Posts: 39
Threads: 3
Joined: Apr 2005
I'm getting strange behavior with following code in FB 0.13
Code:
Type TESTUDT field=1
signature As String * 4
blah As Integer
End Type
Dim getter As TESTUDT
Open "FILE.WAD" For Binary As #1
Seek #1,0
Get #1, ,getter
Print getter.signature;"<"
Close
console output is
Quote:IWADâ» <
8 hars total with garbage, shouldn't it be just first 4 characters?
When I do following I get strange output too:
Code:
Open "out.txt" For Output As #1
g$="blah blah"
Print #1,g$
Close
result in file txt is:
Quote:%14-14blah blah
EDIT:
Same results in fb012 guess I'm doing something wrong.
EDIT:
However
Code:
print len(getter.signature)
returns correct lenght, is print allright?
Posts: 922
Threads: 15
Joined: Jun 2003
If the input file wasn't saved using FB it won't work, data types are not exactly the same as in QB, doing a binary read will likely fail as the FB strings are null-terminated, integers are 32-bit, etc.
Posts: 39
Threads: 3
Joined: Apr 2005
Pfuuf this is like big limitation to me. Is it possible to have support for QB like UDTs in future (PACKED & unaligned, with fixed string being just streams of bytes)? I mean I liked QB because it was simple to read structures like WAD file directory or acces DOS DTA's directly using very simple and meaningful types:
Code:
type WADDIRENTRY
eName As String * 8
eStart As Long
eLrnght As Long
end type
This type works perfectly when i GET it with pure QBasic, but when i load it with FB all I get is a mess. I even tried a field=1 keyword but the results are same.

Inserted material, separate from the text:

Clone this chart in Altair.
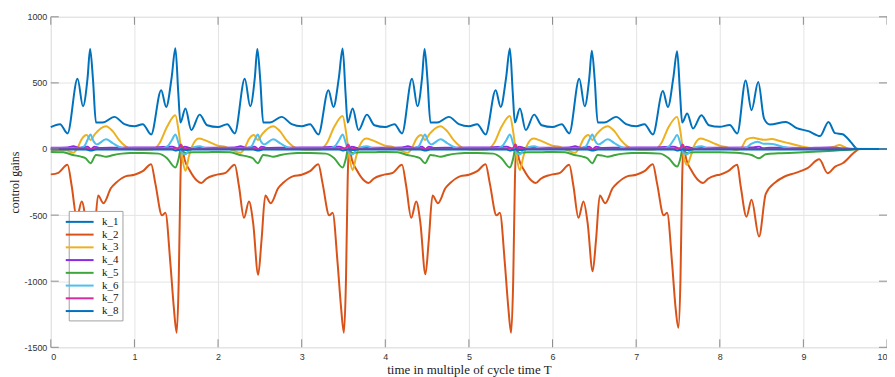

just read them one element at a time, as opposed to the entire TYPE in one read... it might take a little longer to code but the speed gain over qb will make up for it
Posts: 922
Threads: 15
Joined: Jun 2003
Well, fixed-len's are null terminated thanks to C being the standard (no, i'm not complaining), all strings must be null-terminated when passing as parameter, doing foo( myfixstring ) would generate a crash if mystring hadn't a terminator and telling people to do foo( myfixstring + chr$(0) ) all the time wouldn't help, mainly because '\0' is not allowed in concatenations as it's the null-terminator itself. Doing a fixed-len to zstring conversion on every call would slow everything down, as a temp string would have to be allocated and deallocated and people would also complain.
So, as i said, if you use FB to save the source file, there will be no problems. Now if you can't change the source file because it's a standard/known format, well, i can be sure they load it in C, so in FB it wouldn't be harder.
Posts: 61
Threads: 6
Joined: Jan 2005
v3cz0r: Could it not be an idea to add a new optional argument(something like NONULL or smth) to GET#/PUT# making fb reading one element of the time when a UDT is used?
Please ignore this if your tired of hearing of this problem(Im sure you are!) and I know you have much more importent things todo with fb, but this would make it even more simple to use fb and make it even more qb compatible... and removing new questions about this problem over and over again :roll:
Posts: 39
Threads: 3
Joined: Apr 2005
I know c is defacto standard, but that was great on QB to not be worried about that \0, as string descriptor holded lenght. It was perfectly legal back then to load data stream containing zeros into the string and work with that, I think it was an advantage. String should be string of anything not just letters.
I don't like c very much because I think it's cryptic and as an language it's stupid language (I mean by required candy for parser like ; {} or for( ) cycle thing which is ugly ) . But I understand that zero terminator is needed for compatibility with C ugly routines
.
Anyway I would like to know how can I get at least packed types with that field thingy, I don't understand it... It seems to me unnecesary to rewrite something to load 1 element at the time to UDT when it can be done in one blow, even that evil c programmers load structs in one blow.
Posts: 336
Threads: 4
Joined: Nov 2004
just use a byte array in your type to take the place of the fix legth string. then simple combin the byte array into a string with
string = string +chr$(byte(x))
well, if its going to be fixed length, like 4 or 8 bytes, then why dont you just read it into a uinteger, or a ulongint, and then just read the bytes as ascii?